Code that draws figures

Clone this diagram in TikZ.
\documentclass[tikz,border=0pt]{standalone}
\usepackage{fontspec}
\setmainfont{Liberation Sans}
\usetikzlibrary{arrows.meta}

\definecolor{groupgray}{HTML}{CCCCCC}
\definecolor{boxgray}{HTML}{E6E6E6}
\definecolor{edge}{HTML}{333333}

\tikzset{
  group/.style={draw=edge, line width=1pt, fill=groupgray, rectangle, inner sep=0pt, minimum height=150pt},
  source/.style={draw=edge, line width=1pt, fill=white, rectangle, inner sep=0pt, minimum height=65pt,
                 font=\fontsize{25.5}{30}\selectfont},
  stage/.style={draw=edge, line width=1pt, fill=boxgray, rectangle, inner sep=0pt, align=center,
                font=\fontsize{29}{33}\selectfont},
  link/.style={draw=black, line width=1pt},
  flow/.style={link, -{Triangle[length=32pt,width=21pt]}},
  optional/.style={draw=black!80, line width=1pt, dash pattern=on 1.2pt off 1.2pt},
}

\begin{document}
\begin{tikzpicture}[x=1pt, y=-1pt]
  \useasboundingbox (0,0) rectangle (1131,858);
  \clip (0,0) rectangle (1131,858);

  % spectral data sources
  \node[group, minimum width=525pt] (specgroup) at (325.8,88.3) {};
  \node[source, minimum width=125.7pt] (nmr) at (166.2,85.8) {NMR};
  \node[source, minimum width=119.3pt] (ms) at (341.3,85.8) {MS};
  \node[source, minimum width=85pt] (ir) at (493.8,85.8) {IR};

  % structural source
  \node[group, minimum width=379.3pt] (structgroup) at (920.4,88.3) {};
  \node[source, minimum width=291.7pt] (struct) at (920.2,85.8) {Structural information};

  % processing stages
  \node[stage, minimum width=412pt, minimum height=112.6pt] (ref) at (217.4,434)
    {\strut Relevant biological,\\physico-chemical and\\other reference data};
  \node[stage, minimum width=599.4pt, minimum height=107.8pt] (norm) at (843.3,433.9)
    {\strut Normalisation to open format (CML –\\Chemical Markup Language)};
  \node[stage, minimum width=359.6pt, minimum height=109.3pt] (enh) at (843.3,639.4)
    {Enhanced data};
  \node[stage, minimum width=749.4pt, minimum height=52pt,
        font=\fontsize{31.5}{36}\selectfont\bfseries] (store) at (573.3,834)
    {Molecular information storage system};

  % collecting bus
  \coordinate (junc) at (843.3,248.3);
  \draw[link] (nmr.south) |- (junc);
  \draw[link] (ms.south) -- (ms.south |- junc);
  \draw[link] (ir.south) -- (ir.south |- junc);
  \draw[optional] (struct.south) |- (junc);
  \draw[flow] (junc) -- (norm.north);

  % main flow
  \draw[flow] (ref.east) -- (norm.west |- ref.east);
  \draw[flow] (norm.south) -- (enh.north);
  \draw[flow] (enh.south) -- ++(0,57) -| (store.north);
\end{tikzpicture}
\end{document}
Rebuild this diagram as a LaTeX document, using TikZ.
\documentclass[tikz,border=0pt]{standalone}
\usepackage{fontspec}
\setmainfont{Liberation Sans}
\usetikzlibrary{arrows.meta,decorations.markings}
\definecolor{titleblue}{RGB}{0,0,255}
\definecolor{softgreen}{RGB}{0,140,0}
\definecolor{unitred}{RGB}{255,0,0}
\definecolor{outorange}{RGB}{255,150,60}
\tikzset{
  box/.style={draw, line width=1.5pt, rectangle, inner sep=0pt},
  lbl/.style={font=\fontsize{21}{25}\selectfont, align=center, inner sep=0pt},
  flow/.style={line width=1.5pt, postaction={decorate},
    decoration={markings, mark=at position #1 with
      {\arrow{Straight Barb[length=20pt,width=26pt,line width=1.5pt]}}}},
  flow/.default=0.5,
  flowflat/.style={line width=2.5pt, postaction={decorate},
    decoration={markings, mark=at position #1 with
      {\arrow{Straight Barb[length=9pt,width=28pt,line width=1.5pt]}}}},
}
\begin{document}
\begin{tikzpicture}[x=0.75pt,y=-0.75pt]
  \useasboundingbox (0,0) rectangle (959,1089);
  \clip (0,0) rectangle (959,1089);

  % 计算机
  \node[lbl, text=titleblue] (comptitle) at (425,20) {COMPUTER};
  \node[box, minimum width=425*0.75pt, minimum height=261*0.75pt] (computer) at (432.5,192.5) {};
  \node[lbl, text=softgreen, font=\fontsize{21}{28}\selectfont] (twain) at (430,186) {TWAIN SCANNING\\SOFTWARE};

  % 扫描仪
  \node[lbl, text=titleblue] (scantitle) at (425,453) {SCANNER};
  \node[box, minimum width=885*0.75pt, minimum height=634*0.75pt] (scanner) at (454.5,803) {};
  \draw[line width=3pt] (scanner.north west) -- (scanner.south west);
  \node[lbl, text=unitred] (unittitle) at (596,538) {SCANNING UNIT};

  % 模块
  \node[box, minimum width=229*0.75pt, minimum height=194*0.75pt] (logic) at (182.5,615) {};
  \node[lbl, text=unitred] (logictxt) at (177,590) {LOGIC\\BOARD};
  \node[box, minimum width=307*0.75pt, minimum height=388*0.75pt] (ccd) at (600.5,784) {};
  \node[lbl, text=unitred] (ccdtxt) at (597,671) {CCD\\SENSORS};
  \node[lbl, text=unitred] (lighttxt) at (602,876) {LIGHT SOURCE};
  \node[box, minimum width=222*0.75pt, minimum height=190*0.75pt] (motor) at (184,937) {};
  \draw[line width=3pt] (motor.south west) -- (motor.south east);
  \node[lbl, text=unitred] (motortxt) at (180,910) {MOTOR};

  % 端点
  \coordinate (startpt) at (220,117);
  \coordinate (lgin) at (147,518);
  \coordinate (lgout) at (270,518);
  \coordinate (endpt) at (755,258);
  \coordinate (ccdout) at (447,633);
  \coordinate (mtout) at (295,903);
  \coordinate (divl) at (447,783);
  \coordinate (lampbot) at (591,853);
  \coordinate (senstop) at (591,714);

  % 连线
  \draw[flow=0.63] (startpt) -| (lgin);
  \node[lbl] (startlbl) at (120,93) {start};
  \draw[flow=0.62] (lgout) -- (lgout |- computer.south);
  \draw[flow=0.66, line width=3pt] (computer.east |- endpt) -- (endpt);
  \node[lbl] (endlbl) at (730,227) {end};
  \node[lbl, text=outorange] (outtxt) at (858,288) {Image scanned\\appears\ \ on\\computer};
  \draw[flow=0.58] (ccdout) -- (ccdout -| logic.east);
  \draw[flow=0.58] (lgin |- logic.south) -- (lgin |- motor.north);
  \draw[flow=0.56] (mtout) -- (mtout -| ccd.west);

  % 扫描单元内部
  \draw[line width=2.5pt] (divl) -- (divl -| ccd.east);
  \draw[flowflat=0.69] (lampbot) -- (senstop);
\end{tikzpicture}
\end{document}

* Task to carry out
Give the complete listing a second time, exactly as it reads.

* Solution below
Clone this diagram in TikZ.
\documentclass[tikz,border=0pt]{standalone}
\usepackage{fontspec}
\setmainfont{Liberation Sans}
\usetikzlibrary{arrows.meta}

\definecolor{groupgray}{HTML}{CCCCCC}
\definecolor{boxgray}{HTML}{E6E6E6}
\definecolor{edge}{HTML}{333333}

\tikzset{
  group/.style={draw=edge, line width=1pt, fill=groupgray, rectangle, inner sep=0pt, minimum height=150pt},
  source/.style={draw=edge, line width=1pt, fill=white, rectangle, inner sep=0pt, minimum height=65pt,
                 font=\fontsize{25.5}{30}\selectfont},
  stage/.style={draw=edge, line width=1pt, fill=boxgray, rectangle, inner sep=0pt, align=center,
                font=\fontsize{29}{33}\selectfont},
  link/.style={draw=black, line width=1pt},
  flow/.style={link, -{Triangle[length=32pt,width=21pt]}},
  optional/.style={draw=black!80, line width=1pt, dash pattern=on 1.2pt off 1.2pt},
}

\begin{document}
\begin{tikzpicture}[x=1pt, y=-1pt]
  \useasboundingbox (0,0) rectangle (1131,858);
  \clip (0,0) rectangle (1131,858);

  % spectral data sources
  \node[group, minimum width=525pt] (specgroup) at (325.8,88.3) {};
  \node[source, minimum width=125.7pt] (nmr) at (166.2,85.8) {NMR};
  \node[source, minimum width=119.3pt] (ms) at (341.3,85.8) {MS};
  \node[source, minimum width=85pt] (ir) at (493.8,85.8) {IR};

  % structural source
  \node[group, minimum width=379.3pt] (structgroup) at (920.4,88.3) {};
  \node[source, minimum width=291.7pt] (struct) at (920.2,85.8) {Structural information};

  % processing stages
  \node[stage, minimum width=412pt, minimum height=112.6pt] (ref) at (217.4,434)
    {\strut Relevant biological,\\physico-chemical and\\other reference data};
  \node[stage, minimum width=599.4pt, minimum height=107.8pt] (norm) at (843.3,433.9)
    {\strut Normalisation to open format (CML –\\Chemical Markup Language)};
  \node[stage, minimum width=359.6pt, minimum height=109.3pt] (enh) at (843.3,639.4)
    {Enhanced data};
  \node[stage, minimum width=749.4pt, minimum height=52pt,
        font=\fontsize{31.5}{36}\selectfont\bfseries] (store) at (573.3,834)
    {Molecular information storage system};

  % collecting bus
  \coordinate (junc) at (843.3,248.3);
  \draw[link] (nmr.south) |- (junc);
  \draw[link] (ms.south) -- (ms.south |- junc);
  \draw[link] (ir.south) -- (ir.south |- junc);
  \draw[optional] (struct.south) |- (junc);
  \draw[flow] (junc) -- (norm.north);

  % main flow
  \draw[flow] (ref.east) -- (norm.west |- ref.east);
  \draw[flow] (norm.south) -- (enh.north);
  \draw[flow] (enh.south) -- ++(0,57) -| (store.north);
\end{tikzpicture}
\end{document}
Rebuild this diagram as a LaTeX document, using TikZ.
\documentclass[tikz,border=0pt]{standalone}
\usepackage{fontspec}
\setmainfont{Liberation Sans}
\usetikzlibrary{arrows.meta,decorations.markings}
\definecolor{titleblue}{RGB}{0,0,255}
\definecolor{softgreen}{RGB}{0,140,0}
\definecolor{unitred}{RGB}{255,0,0}
\definecolor{outorange}{RGB}{255,150,60}
\tikzset{
  box/.style={draw, line width=1.5pt, rectangle, inner sep=0pt},
  lbl/.style={font=\fontsize{21}{25}\selectfont, align=center, inner sep=0pt},
  flow/.style={line width=1.5pt, postaction={decorate},
    decoration={markings, mark=at position #1 with
      {\arrow{Straight Barb[length=20pt,width=26pt,line width=1.5pt]}}}},
  flow/.default=0.5,
  flowflat/.style={line width=2.5pt, postaction={decorate},
    decoration={markings, mark=at position #1 with
      {\arrow{Straight Barb[length=9pt,width=28pt,line width=1.5pt]}}}},
}
\begin{document}
\begin{tikzpicture}[x=0.75pt,y=-0.75pt]
  \useasboundingbox (0,0) rectangle (959,1089);
  \clip (0,0) rectangle (959,1089);

  % 计算机
  \node[lbl, text=titleblue] (comptitle) at (425,20) {COMPUTER};
  \node[box, minimum width=425*0.75pt, minimum height=261*0.75pt] (computer) at (432.5,192.5) {};
  \node[lbl, text=softgreen, font=\fontsize{21}{28}\selectfont] (twain) at (430,186) {TWAIN SCANNING\\SOFTWARE};

  % 扫描仪
  \node[lbl, text=titleblue] (scantitle) at (425,453) {SCANNER};
  \node[box, minimum width=885*0.75pt, minimum height=634*0.75pt] (scanner) at (454.5,803) {};
  \draw[line width=3pt] (scanner.north west) -- (scanner.south west);
  \node[lbl, text=unitred] (unittitle) at (596,538) {SCANNING UNIT};

  % 模块
  \node[box, minimum width=229*0.75pt, minimum height=194*0.75pt] (logic) at (182.5,615) {};
  \node[lbl, text=unitred] (logictxt) at (177,590) {LOGIC\\BOARD};
  \node[box, minimum width=307*0.75pt, minimum height=388*0.75pt] (ccd) at (600.5,784) {};
  \node[lbl, text=unitred] (ccdtxt) at (597,671) {CCD\\SENSORS};
  \node[lbl, text=unitred] (lighttxt) at (602,876) {LIGHT SOURCE};
  \node[box, minimum width=222*0.75pt, minimum height=190*0.75pt] (motor) at (184,937) {};
  \draw[line width=3pt] (motor.south west) -- (motor.south east);
  \node[lbl, text=unitred] (motortxt) at (180,910) {MOTOR};

  % 端点
  \coordinate (startpt) at (220,117);
  \coordinate (lgin) at (147,518);
  \coordinate (lgout) at (270,518);
  \coordinate (endpt) at (755,258);
  \coordinate (ccdout) at (447,633);
  \coordinate (mtout) at (295,903);
  \coordinate (divl) at (447,783);
  \coordinate (lampbot) at (591,853);
  \coordinate (senstop) at (591,714);

  % 连线
  \draw[flow=0.63] (startpt) -| (lgin);
  \node[lbl] (startlbl) at (120,93) {start};
  \draw[flow=0.62] (lgout) -- (lgout |- computer.south);
  \draw[flow=0.66, line width=3pt] (computer.east |- endpt) -- (endpt);
  \node[lbl] (endlbl) at (730,227) {end};
  \node[lbl, text=outorange] (outtxt) at (858,288) {Image scanned\\appears\ \ on\\computer};
  \draw[flow=0.58] (ccdout) -- (ccdout -| logic.east);
  \draw[flow=0.58] (lgin |- logic.south) -- (lgin |- motor.north);
  \draw[flow=0.56] (mtout) -- (mtout -| ccd.west);

  % 扫描单元内部
  \draw[line width=2.5pt] (divl) -- (divl -| ccd.east);
  \draw[flowflat=0.69] (lampbot) -- (senstop);
\end{tikzpicture}
\end{document}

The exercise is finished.